Slovenia today
Slovenia today is a modern democratic country in the European Union. But it has a not-so-distant dark past. Tens of thousands of men, women and children were murdered by communists both during and after World War II.
Slovenia’s mass graves
After World War II was over in 1945, communist Partisans systematically murdered tens of thousands of non-communists and threw them into mass graves, caverns, and into this mine.
Communists forced over 1400 men, women and children into the Huda Jama Barbara Rov mine, some while still alive. Then they covered it up with eleven layers of concrete. During the communist years 1945-1990, it was prohibited by law to speak about it.
In 2009, miners removed the last concrete barrier and exposed the bodies and Slovenia’s crime to the world. Here is a link to an article about the work at the former mine called Huda Jama, in Slovenian:
Many people in Slovenia still claim that this genocide was justified.
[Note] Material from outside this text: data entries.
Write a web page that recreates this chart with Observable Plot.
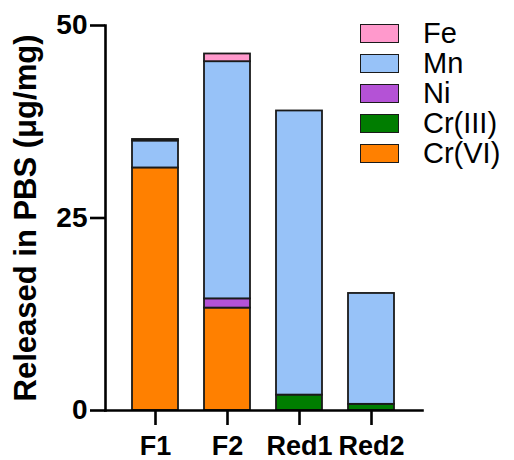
<!DOCTYPE html>
<html><head><meta charset="utf-8">
<script src="https://cdn.jsdelivr.net/npm/d3@7"></script>
<script src="https://cdn.jsdelivr.net/npm/@observablehq/plot@0.6"></script>
<style>
body{margin:0;background:#fff;font-family:"Liberation Sans",Arial,sans-serif}
#wrap{position:relative;width:514px;height:460px}
#legend{position:absolute;left:360px;top:18px}
.item{display:flex;align-items:center;height:30px}
.sw{width:37px;height:17px;border:1.5px solid #1a1a1a;box-sizing:content-box}
.lab{margin-left:24px;font-size:29px;line-height:30px;color:#000}
</style></head><body><div id="wrap"></div>
<script>
const samples = ["F1", "F2", "Red1", "Red2"];
const elements = ["Cr(VI)", "Cr(III)", "Ni", "Mn", "Fe"];
const colors = ["#ff8000", "#007d00", "#b452d6", "#97c2f8", "#ff99cc"];
const crVI  = [31.5, 13.3, 0, 0];
const crIII = [0, 0, 2.0, 0.8];
const ni    = [0, 1.2, 0, 0];
const mn    = [3.5, 30.8, 36.9, 14.4];
const fe    = [0.2, 1.0, 0, 0];
const yTicks = [0, 25, 50];
const yLabel = "Released in PBS (μg/mg)";

const series = [crVI, crIII, ni, mn, fe];
const data = [];
samples.forEach((s, i) => {
  elements.forEach((e, j) => {
    if (series[j][i] > 0) data.push({sample: s, element: e, value: series[j][i]});
  });
});

const font = '"Liberation Sans", Arial, sans-serif';
const chart = Plot.plot({
  width: 514,
  height: 460,
  marginLeft: 105,
  marginRight: 92,
  marginTop: 25,
  marginBottom: 50,
  style: {fontFamily: font, background: "#fff", color: "#000", overflow: "visible"},
  x: {domain: samples, paddingInner: 0.36, paddingOuter: 0.37},
  y: {domain: [0, 50]},
  color: {domain: elements, range: colors},
  marks: [
    Plot.barY(data, {x: "sample", y: "value", fill: "element", stroke: "#1a1a1a", strokeWidth: 1.8}),
    Plot.frame({anchor: "left", strokeWidth: 2.6}),
    Plot.frame({anchor: "bottom", strokeWidth: 2.6}),
    Plot.axisY({ticks: yTicks, tickSize: 15, tickPadding: 3, strokeWidth: 2.6, fontSize: 28, fontWeight: "bold", label: null}),
    Plot.axisY({ticks: [], tickSize: 0, label: yLabel, labelAnchor: "center", labelArrow: "none", labelOffset: 92, fontSize: 31, fontWeight: "bold"}),
    Plot.axisX({tickSize: 15, tickPadding: 10, strokeWidth: 2.6, fontSize: 27, fontWeight: "bold", label: null})
  ]
});

const wrap = document.getElementById("wrap");
wrap.appendChild(chart);
const legend = document.createElement("div");
legend.id = "legend";
elements.slice().reverse().forEach((e) => {
  const item = document.createElement("div");
  item.className = "item";
  const sw = document.createElement("div");
  sw.className = "sw";
  sw.style.background = colors[elements.indexOf(e)];
  const lab = document.createElement("span");
  lab.className = "lab";
  lab.textContent = e;
  item.appendChild(sw);
  item.appendChild(lab);
  legend.appendChild(item);
});
wrap.appendChild(legend);
</script></body></html>
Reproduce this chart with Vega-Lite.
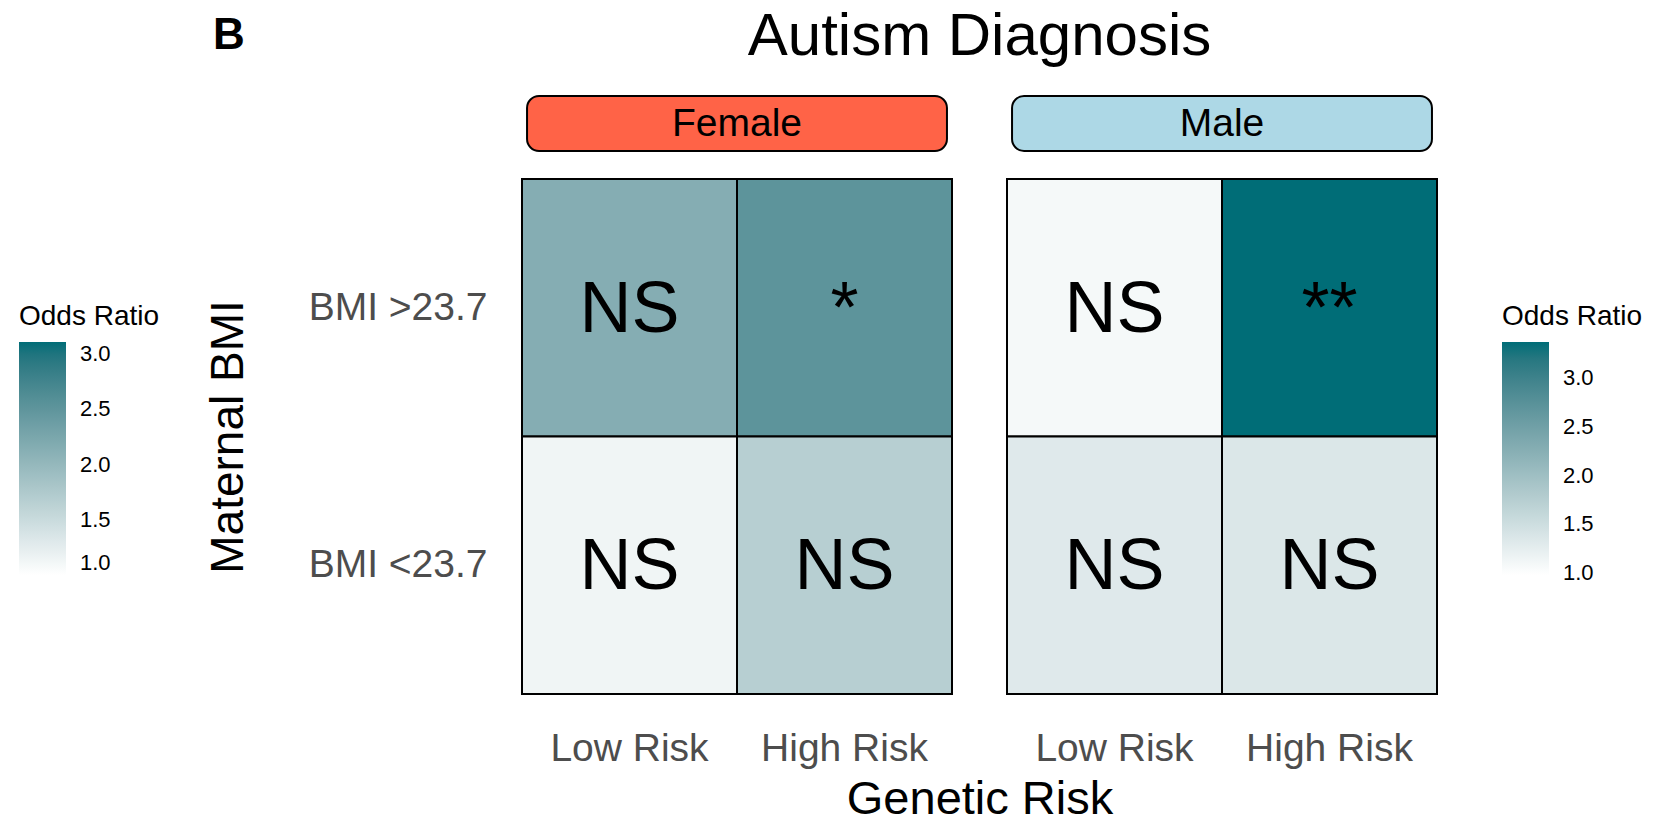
{
  "$schema": "https://vega.github.io/schema/vega-lite/v6.json",
  "padding": {"left": 19, "top": 7, "right": 20, "bottom": 0},
  "background": "white",
  "config": {"font": "Liberation Sans", "view": {"stroke": null}},
  "columns": 2,
  "spacing": {"row": 28, "column": 55},
  "bounds": "flush",
  "align": "each",
  "resolve": {"scale": {"x": "independent", "y": "independent", "color": "independent"}},
  "concat": [
    {
      "width": 430,
      "height": 55,
      "title": {"text": "B", "anchor": "start", "frame": "group", "dx": -309, "offset": 2, "fontSize": 44, "fontWeight": "bold", "color": "black", "baseline": "alphabetic"},
      "data": {"values": [{"sex": "Female"}]},
      "encoding": {
        "x": {"field": "sex", "type": "nominal", "scale": {"paddingInner": 0, "paddingOuter": 0.012}, "axis": null},
        "y": {"field": "sex", "type": "nominal", "scale": {"paddingInner": 0, "paddingOuter": 0}, "axis": null}
      },
      "layer": [
        {"mark": {"type": "rect", "fill": "#ff6347", "stroke": "black", "strokeWidth": 2, "cornerRadius": 12}},
        {"mark": {"type": "text", "fontSize": 39, "color": "black"}, "encoding": {"text": {"field": "sex"}}}
      ]
    },
    {
      "width": 430,
      "height": 55,
      "title": {"text": "Autism Diagnosis", "anchor": "middle", "frame": "group", "dx": -242.5, "offset": -20, "fontSize": 60, "fontWeight": "normal", "color": "black", "baseline": "alphabetic"},
      "data": {"values": [{"sex": "Male"}]},
      "encoding": {
        "x": {"field": "sex", "type": "nominal", "scale": {"paddingInner": 0, "paddingOuter": 0.012}, "axis": null},
        "y": {"field": "sex", "type": "nominal", "scale": {"paddingInner": 0, "paddingOuter": 0}, "axis": null}
      },
      "layer": [
        {"mark": {"type": "rect", "fill": "#add8e6", "stroke": "black", "strokeWidth": 2, "cornerRadius": 12}},
        {"mark": {"type": "text", "fontSize": 39, "color": "black"}, "encoding": {"text": {"field": "sex"}}}
      ]
    },
    {
      "width": 430,
      "height": 515,
      "data": {"values": [
        {"genetic": "Low Risk", "bmi": "BMI >23.7", "odds": 2.15, "sig": "NS"},
        {"genetic": "High Risk", "bmi": "BMI >23.7", "odds": 2.52, "sig": "*"},
        {"genetic": "Low Risk", "bmi": "BMI <23.7", "odds": 1.14, "sig": "NS"},
        {"genetic": "High Risk", "bmi": "BMI <23.7", "odds": 1.67, "sig": "NS"}
      ]},
      "encoding": {
        "x": {"field": "genetic", "type": "nominal", "sort": ["Low Risk", "High Risk"], "scale": {"paddingInner": 0, "paddingOuter": 0},
          "axis": {"title": "Genetic Risk", "titleX": 457.5, "titleFontSize": 47, "titleFontWeight": "normal", "titleColor": "black", "labelFontSize": 39, "labelColor": "#4d4d4d", "labelAngle": 0, "ticks": false, "domain": false, "labelPadding": 35, "titlePadding": 8}},
        "y": {"field": "bmi", "type": "nominal", "sort": ["BMI >23.7", "BMI <23.7"], "scale": {"paddingInner": 0, "paddingOuter": 0},
          "axis": {"title": "Maternal BMI", "titleFontSize": 46, "titleFontWeight": "normal", "titleColor": "black", "labelFontSize": 39, "labelColor": "#4d4d4d", "ticks": false, "domain": false, "labelPadding": 35, "titlePadding": 70}}
      },
      "layer": [
        {"mark": {"type": "rect", "stroke": "black", "strokeWidth": 2},
          "encoding": {"color": {"field": "odds", "type": "quantitative",
            "scale": {"domain": [1.0, 3.11], "range": ["#ffffff", "#006d77"], "interpolate": "lab"},
            "legend": {"orient": "none", "legendX": -503, "legendY": 124, "padding": 0, "title": "Odds Ratio", "titleFontSize": 28, "titleFontWeight": "normal", "titleColor": "black", "titlePadding": 11, "labelFontSize": 22, "labelColor": "black", "labelOffset": 14, "gradientLength": 233, "gradientThickness": 47, "gradientStrokeWidth": 0, "values": [1, 1.5, 2, 2.5, 3], "format": ".1f"}}}},
        {"mark": {"type": "text", "fontSize": 72, "color": "black", "dy": 2}, "encoding": {"text": {"field": "sig"}}}
      ]
    },
    {
      "width": 430,
      "height": 515,
      "data": {"values": [
        {"genetic": "Low Risk", "bmi": "BMI >23.7", "odds": 1.08, "sig": "NS"},
        {"genetic": "High Risk", "bmi": "BMI >23.7", "odds": 3.37, "sig": "**"},
        {"genetic": "Low Risk", "bmi": "BMI <23.7", "odds": 1.32, "sig": "NS"},
        {"genetic": "High Risk", "bmi": "BMI <23.7", "odds": 1.36, "sig": "NS"}
      ]},
      "encoding": {
        "x": {"field": "genetic", "type": "nominal", "sort": ["Low Risk", "High Risk"], "scale": {"paddingInner": 0, "paddingOuter": 0},
          "axis": {"title": null, "labelFontSize": 39, "labelColor": "#4d4d4d", "labelAngle": 0, "ticks": false, "domain": false, "labelPadding": 35}},
        "y": {"field": "bmi", "type": "nominal", "sort": ["BMI >23.7", "BMI <23.7"], "scale": {"paddingInner": 0, "paddingOuter": 0}, "axis": null}
      },
      "layer": [
        {"mark": {"type": "rect", "stroke": "black", "strokeWidth": 2},
          "encoding": {"color": {"field": "odds", "type": "quantitative",
            "scale": {"domain": [0.98, 3.37], "range": ["#ffffff", "#006d77"], "interpolate": "lab"},
            "legend": {"orient": "none", "legendX": 495, "legendY": 124, "padding": 0, "title": "Odds Ratio", "titleFontSize": 28, "titleFontWeight": "normal", "titleColor": "black", "titlePadding": 11, "labelFontSize": 22, "labelColor": "black", "labelOffset": 14, "gradientLength": 233, "gradientThickness": 47, "gradientStrokeWidth": 0, "values": [1, 1.5, 2, 2.5, 3], "format": ".1f"}}}},
        {"mark": {"type": "text", "fontSize": 72, "color": "black", "dy": 2}, "encoding": {"text": {"field": "sig"}}}
      ]
    }
  ]
}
They argue that the Slovene Home Guards, who fought with the communist Partisans, “collaborated” with the German Army which had completely occupied Slovenia. However, the mountain of women’s hair found inside the mine (photo above left) belies their claim that only men were murdered. Communists routinely murdered entire families.
After the war was over in 1945 and the communists came to power, Slovene anti-communist families fled for their lives north to Austria, where they found the British and requested protection from the communists. Instead, the British military forced the men onto trains, told them they were going to Italy, and sent them back to Yugoslavia where they were murdered by the communist Partisans.
The mass grave site, one of the largest in Slovenia, was first publicly discussed in 1990, after the fall of communism in Yugoslavia. On October 25, 2017, the Slovenian government announced that the remains of 1,416 victims were exhumed from the site and reburied at the Dobrava memorial park in Maribor.
No one has ever been prosecuted for these crimes, despite the fact that the perpetrators were still alive after Slovenia achieved independence after 1990.
Huda Jama, near Celje
Kocevski Rog mass graves
Some of the most recent mass graves sites discovered are in the Kocevski Rog region of Slovenia. In the cave below Macesnova Gorica, right, work continues on the excavation of the victims of post-war killings. Direct preparatory work began a few years ago with the preparation and protection of the terrain and the installation of protective nets, the arrangement of the plateau, and the erection of scaffolding and excavation.
In Slovenia there are over 6,000 mass graves with unknown numbers of victims murdered by revolutionary/communist violence.
According to historian Dr. Mitja Ferenc, between 27 and 31 May 1945, the British army repatriated a huge number of anti-communist refugees, many of them the Slovenian Home Guards, and handed them over to the Yugoslav communists. From the camp in Šentvid above Ljubljana, Slovenians, Croats, Serbs and others were then taken by train in cattle cars to Kočevje, and from there by truck to Kočevski Rog, where they were murdered and thrown into the abyss. In addition to the cave under Macesnova Gorica, the most famous is the burial site Jama pod Krenom.
Macesnova Gorica mass grave
The cave at Macesnova (Macesnova Gorica), in Kocevski Rog, contains the remains of 3,450 Slovenian victims murdered by the communist Partisans in 1945 after the war. This video shows the archaelogical crime scene dig and ongoing investigation by the Slovenian Mass Graves Commission, headed by Joze Dezman.
No one has ever been prosecuted for any of these crimes.
Slovenia’s death camps, concentration camps, and forced labor camps for political prisoners
Slovenia is very picturesque and has a number of beautiful old castles. Tourists are given tours of castles such as the Rajhenburg old castle (today called Brestanica). If you visit this castle, the tour guide will regale you with tales from 300 years ago, and might mention that the Nazis used it during WWII as a detention center or concentration camp.
But the tour guide will not tell you that immediately after WWII, castles such as Rajenburg were used as detention and “re-education” centers for women who were not communists. Most of the women worked forced labor for several years, and helped to build what are now the major freeways going through Slovenia and Croatia.
The treatment of the women varied. Both my grandmothers and two aunts were imprisoned here. One of my aunts lived through it and today is 103 years old. But one grandmother, Mara Jordan Rus, was cruelly tortured, starved, held in solitary confinement for four years, and released as a madwoman. Her “crime” was that her niece was a high-level political commissar who held her prisoner in order to extract information from her son, who had escaped to Trieste.
Viktring today
On my way to Slovenia during my last trip I decided to go see Viktring Austria, where many of the refugees from Ljubljana fleeing Tito’s Partisans walked to. While the fields no longer look as they once did, the church and buildings are the same.
What struck me was the steep path up through the mountains after going through the Ljubelj tunnel. Five of my uncles and aunts made this long steep journey on foot without their parents; they were ages 4 to 16!